On a recent afternoon, a man driving a black convertible along Route 35, the main drag through town, pulled onto the shoulder near Coolidge Avenue so that a woman in the passenger seat could lean out and snap a picture. A gaggle of passersby gave the duo stern looks of disapproval before they drove off. Residents see it every day; they want people to know what they’re going through, but not like that.
As the busy season approaches with so much left to do around town, many homeowners say Ortley Beach needs a break this year — that it’s not ready for the summer. The supermarket and a few banks have reopened, and a new sandwich-and-fries joint just fired up its grills, but even the throngs of hired hardhats who’ll spend long days returning the community to its prestorm condition may not offset the lost business. And the majority of homes there are rental properties, but few are ready for new tenants.

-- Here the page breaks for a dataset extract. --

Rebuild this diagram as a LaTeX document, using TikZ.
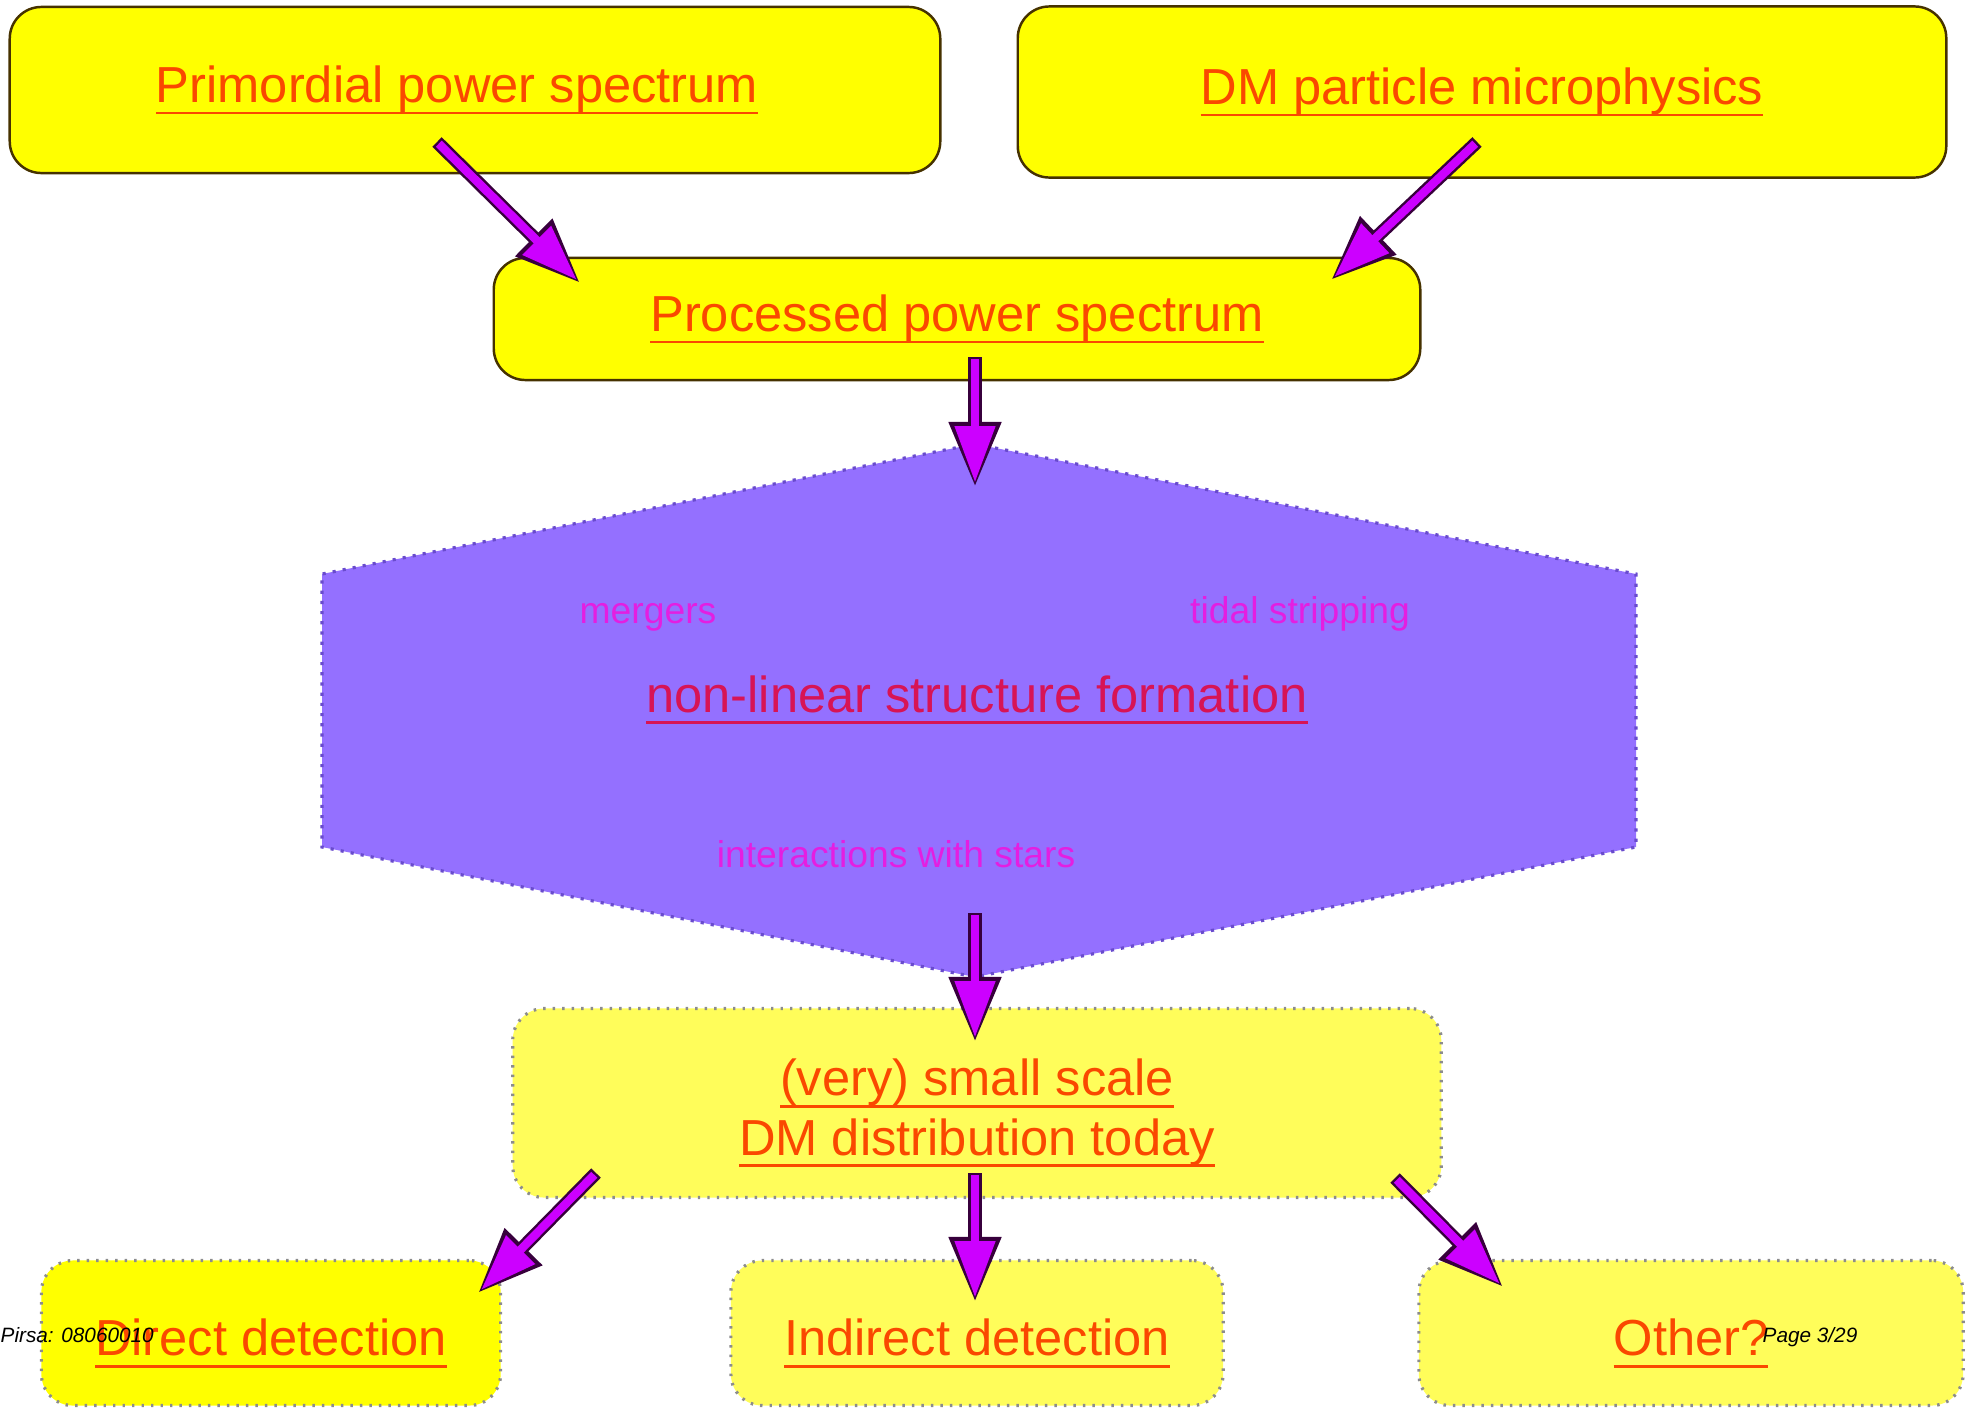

Eric Birchler, the broker-owner of Birchler Realtors in Lavallette, calls the scene in Ortley Beach “pretty horrific” and the rental market “nonexistent.” Of the 1,000 possible rental weeks from the Fourth of July to Labor Day, only two of the 100 properties he lists have been booked for one week each. Eight other homes are suitable, but even if there’s interest, he’s requiring potential customers to visit first so they’re not surprised by the surrounding devastation.
As difficult as this summer may be, though, Ortley Beach residents are in eager anticipation of next year’s vacation season. “Sometimes it seems like yesterday, and other days it seems like a lifetime ago,” Mastronardy says of Sandy. “But we’ll be back. We’ll be back.”